A legal fight by Father Eduard Perrone (above) of a northwest Detroit parish is chronicled by Tresa Baldas of the Detroit Free Press (subscriber access).
The 72-year-old priest says he lost his job temporarily over false molestation claims. And the man behind it all, he alleges, is Monsignor G. Michael Bugarin, the latest target in Perrone’s 14-month-old legal battle to get his job back at Detroit’s Assumption Grotto, where he was removed from last year over allegations he molested an altar boy 40 years ago.
In what is believed to be a first for the Archdiocese of Detroit, Perrone is suing Bugarin for defamation, alleging his "removal and public humiliation were orchestrated" by Bugarin, who, he claims, fabricated a rape claim against him in 2019. ...
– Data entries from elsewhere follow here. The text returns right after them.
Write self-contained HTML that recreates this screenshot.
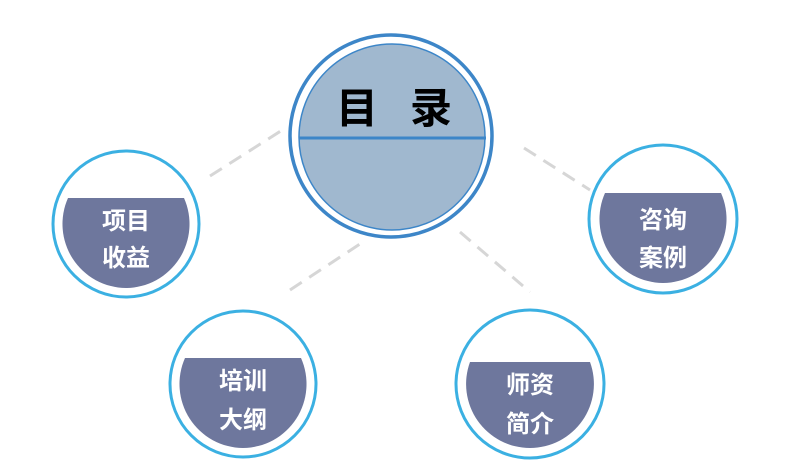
<!DOCTYPE html>
<html><head><meta charset="utf-8"><style>
html,body{margin:0;padding:0;background:#fff;width:800px;height:467px;overflow:hidden}
svg{display:block}
text{font-family:"Liberation Sans","Noto Sans CJK SC",sans-serif;font-weight:bold}
</style></head><body>
<svg width="800" height="467" viewBox="0 0 800 467">
<g stroke="#d6d6d6" stroke-width="3" stroke-dasharray="14 9" fill="none">
<line x1="210" y1="176" x2="287" y2="127"/>
<line x1="524" y1="148" x2="590" y2="190"/>
<line x1="290" y1="290" x2="366" y2="240"/>
<line x1="460" y1="232" x2="530" y2="292"/>
</g>
<circle cx="391" cy="136" r="101" fill="#fff" stroke="#3d86c8" stroke-width="3.5"/>
<circle cx="392" cy="137" r="93" fill="#a0b8cf" stroke="#3d86c8" stroke-width="1.5"/>
<line x1="299" y1="138" x2="486" y2="138" stroke="#3d86c8" stroke-width="3"/>
<text x="336" y="123" font-size="42" fill="#000">目</text>
<text x="410" y="123" font-size="42" fill="#000">录</text>

<g>
<circle cx="126" cy="224" r="73" fill="#fff" stroke="#3bb0e2" stroke-width="3"/>
<path d="M68 198 L184 198 A64 64 0 0 1 126 288 A64 64 0 0 1 68 198 Z" fill="#6e779d"/>
<text x="126" y="229" font-size="24" fill="#fff" text-anchor="middle">项目</text>
<text x="126" y="266" font-size="24" fill="#fff" text-anchor="middle">收益</text>
</g>
<g>
<circle cx="663" cy="219" r="74" fill="#fff" stroke="#3bb0e2" stroke-width="3"/>
<path d="M605 193 L721 193 A64 64 0 0 1 663 283 A64 64 0 0 1 605 193 Z" fill="#6e779d"/>
<text x="663" y="228" font-size="24" fill="#fff" text-anchor="middle">咨询</text>
<text x="663" y="266" font-size="24" fill="#fff" text-anchor="middle">案例</text>
</g>
<g>
<circle cx="243" cy="384" r="73" fill="#fff" stroke="#3bb0e2" stroke-width="3"/>
<path d="M185 358 L301 358 A64 64 0 0 1 243 448 A64 64 0 0 1 185 358 Z" fill="#6e779d"/>
<text x="243" y="389" font-size="24" fill="#fff" text-anchor="middle">培训</text>
<text x="243" y="428" font-size="24" fill="#fff" text-anchor="middle">大纲</text>
</g>
<g>
<circle cx="530" cy="384" r="74" fill="#fff" stroke="#3bb0e2" stroke-width="3"/>
<path d="M470 362 L590 362 A64 64 0 0 1 530 448 A64 64 0 0 1 470 362 Z" fill="#6e779d"/>
<text x="530" y="393" font-size="24" fill="#fff" text-anchor="middle">师资</text>
<text x="530" y="432" font-size="24" fill="#fff" text-anchor="middle">简介</text>
</g>
</svg>
</body></html>
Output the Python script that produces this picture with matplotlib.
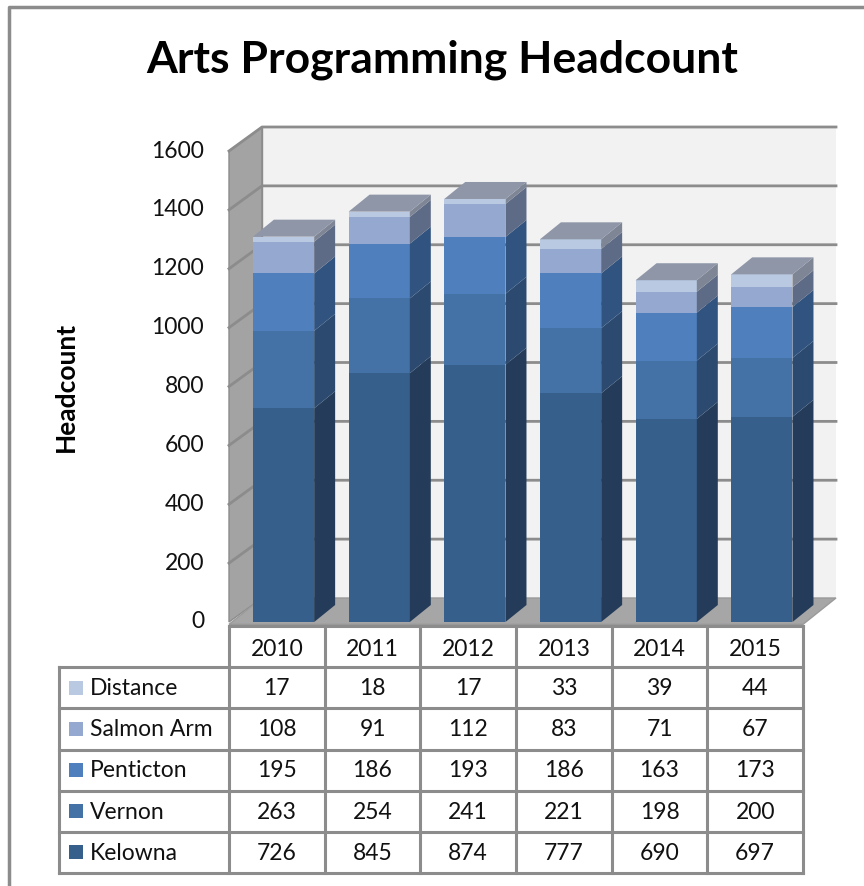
import matplotlib
matplotlib.use("Agg")
import matplotlib.pyplot as plt
from matplotlib.patches import Polygon, Rectangle
from matplotlib.lines import Line2D
import numpy as np

# ---- data ----
years = ["2010", "2011", "2012", "2013", "2014", "2015"]
series = ["Kelowna", "Vernon", "Penticton", "Salmon Arm", "Distance"]
kelowna = [726, 845, 874, 777, 690, 697]
vernon = [263, 254, 241, 221, 198, 200]
penticton = [195, 186, 193, 186, 163, 173]
salmon_arm = [108, 91, 112, 83, 71, 67]
distance = [17, 18, 17, 33, 39, 44]
yticks = [0, 200, 400, 600, 800, 1000, 1200, 1400, 1600]

values = [kelowna, vernon, penticton, salmon_arm, distance]
front_colors = ["#375F8B", "#4471A6", "#4F80BD", "#95A9D0", "#B9C9E2"]
side_colors = ["#243C59", "#2C4A70", "#31537F", "#5E6B86", "#7E8595"]
top_color = "#8E96A8"
legend_colors = ["#375F8B", "#4471A6", "#4F80BD", "#95A9D0", "#B9C9E2"]

W, H = 864, 886
fig = plt.figure(figsize=(W / 100, H / 100), dpi=100)
fig.patch.set_facecolor("white")

FONT = "Lato"
GRID = "#8C8C8C"
FS = 16.5

# main axes: x -0.5 -> px 229, 5.5 -> px 803 ; y 0 -> px 622, 1600 -> px 151
ax = fig.add_axes([229 / W, 1 - 622 / H, 574 / W, 471 / H])
ax.set_xlim(-0.5, 5.5)
ax.set_ylim(0, 1600)
ax.axis("off")

px_x = 574 / 6.0           # pixels per category unit
px_y = 471 / 1600.0        # pixels per value unit
wdx, wdy = 33 / px_x, 24 / px_y     # wall depth
bdx, bdy = 21 / px_x, 17 / px_y     # bar depth
ymax = 1600

# back wall
ax.add_patch(Rectangle((-0.5 + wdx, wdy), 6, ymax, facecolor="#F2F2F2",
                       edgecolor="none", clip_on=False, zorder=0))
# side wall
ax.add_patch(Polygon([(-0.5, 0), (-0.5 + wdx, wdy), (-0.5 + wdx, ymax + wdy), (-0.5, ymax)],
                     closed=True, facecolor="#A3A3A3", edgecolor="#8C8C8C", lw=1,
                     clip_on=False, zorder=1))
# floor
ax.add_patch(Polygon([(-0.5, -8), (5.5, -8), (5.5 + wdx, wdy), (-0.5 + wdx, wdy)],
                     closed=True, facecolor="#A6A6A6", edgecolor="#9A9A9A", lw=1,
                     clip_on=False, zorder=1))
# gridlines
for t in yticks[1:]:
    ax.add_line(Line2D([-0.5, -0.5 + wdx, 5.5 + wdx], [t, t + wdy, t + wdy],
                       color=GRID, lw=2.0, clip_on=False, zorder=2))
ax.add_line(Line2D([-0.5 + wdx, -0.5 + wdx], [wdy, ymax + wdy], color="#8C8C8C",
                   lw=1, clip_on=False, zorder=2))

# tick labels
for t in yticks:
    ax.text(-0.5 - 25 / px_x, t, str(t), ha="right", va="center",
            fontsize=FS, family=FONT, color="#111111", clip_on=False)

# bars
x = np.arange(len(years)) + 0.07
bw = 0.64
bottoms = np.zeros(len(years))
for k, vals in enumerate(values):
    vals = np.array(vals, dtype=float)
    bars = ax.bar(x, vals, width=bw, bottom=bottoms, color=front_colors[k],
                  edgecolor="none", zorder=5, clip_on=False)
    for b in bars:
        x0, y0 = b.get_x(), b.get_y()
        x1, y1 = x0 + b.get_width(), y0 + b.get_height()
        ax.add_patch(Polygon([(x1, y0), (x1 + bdx, y0 + bdy), (x1 + bdx, y1 + bdy), (x1, y1)],
                             closed=True, facecolor=side_colors[k], edgecolor="none",
                             zorder=5, clip_on=False))
        if k == len(values) - 1:
            ax.add_patch(Polygon([(x0, y1), (x1, y1), (x1 + bdx, y1 + bdy), (x0 + bdx, y1 + bdy)],
                                 closed=True, facecolor=top_color, edgecolor="none",
                                 zorder=5, clip_on=False))
    bottoms = bottoms + vals

# ---- data table ----
leg_left = -0.5 - (229 - 59) / px_x
tax = fig.add_axes([59 / W, 1 - 873 / H, (803 - 59) / W, (873 - 626) / H])
tax.set_xlim(leg_left, 5.5)
tax.set_ylim(6, 0)
tax.axis("off")
tax.set_facecolor("none")

TL = dict(color=GRID, lw=2.2, clip_on=False, solid_capstyle="projecting")
tax.add_line(Line2D([-0.5, 5.5], [0, 0], **TL))
for i in range(7):
    tax.add_line(Line2D([i - 0.5, i - 0.5], [0, 6], **TL))
for r in range(1, 7):
    tax.add_line(Line2D([leg_left, 5.5], [r, r], **TL))
tax.add_line(Line2D([leg_left, leg_left], [1, 6], **TL))

for i, yr in enumerate(years):
    tax.text(i, 0.58, yr, ha="center", va="center", fontsize=FS, family=FONT, color="#111111")

row_order = list(range(len(series)))[::-1]   # Distance at top
for r, k in enumerate(row_order):
    yrow = r + 1.5
    sq = 14 / px_x
    tax.add_patch(Rectangle((leg_left + 10 / px_x, yrow - 0.17), sq, 0.34,
                            facecolor=legend_colors[k], edgecolor="none"))
    tax.text(leg_left + 31 / px_x, yrow + 0.02, series[k], ha="left", va="center",
             fontsize=FS, family=FONT, color="#111111")
    for i in range(len(years)):
        tax.text(i, yrow + 0.02, str(values[k][i]), ha="center", va="center",
                 fontsize=FS, family=FONT, color="#111111")

# ---- title, y label, frame ----
fig.text(442 / W, 1 - 60 / H, "Arts Programming Headcount", ha="center", va="center",
         fontsize=32, fontweight="bold", family=FONT, color="black")
fig.text(66 / W, 1 - 387 / H, "Headcount", ha="center", va="center", rotation=90,
         fontsize=19, fontweight="bold", family=FONT, color="black")
fig.add_artist(Line2D([9 / W, 9 / W, 1.0], [0.0, 1 - 7 / H, 1 - 7 / H],
                      transform=fig.transFigure, color="#8C8C8C", lw=2.5))

fig.savefig("out.png", dpi=100, facecolor="white")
Christopher Kolomjec, one of Perrone’s lawyers in the case, [says:] "For one priest to sue a monsignor, who is supposed to be a higher-level priest, is unprecedented. But there is something worse than suing a brother priest, and that's framing a brother priest for a sex crime."
Bugarin, also pastor at St. Joan of Arc in St. Clair Shores, is the person in charge of overseeing clergy abuse complaints for the Detroit archdiocese.
Baldas summarizes general details of the sodomy accusation, and mentions that Perrone recently settled a separate defamation suit against a Macomb County detective who investigated him in the abuse case. That lawsuit "ended last month with a $125,000 cash settlement for Perrone," the Freep says.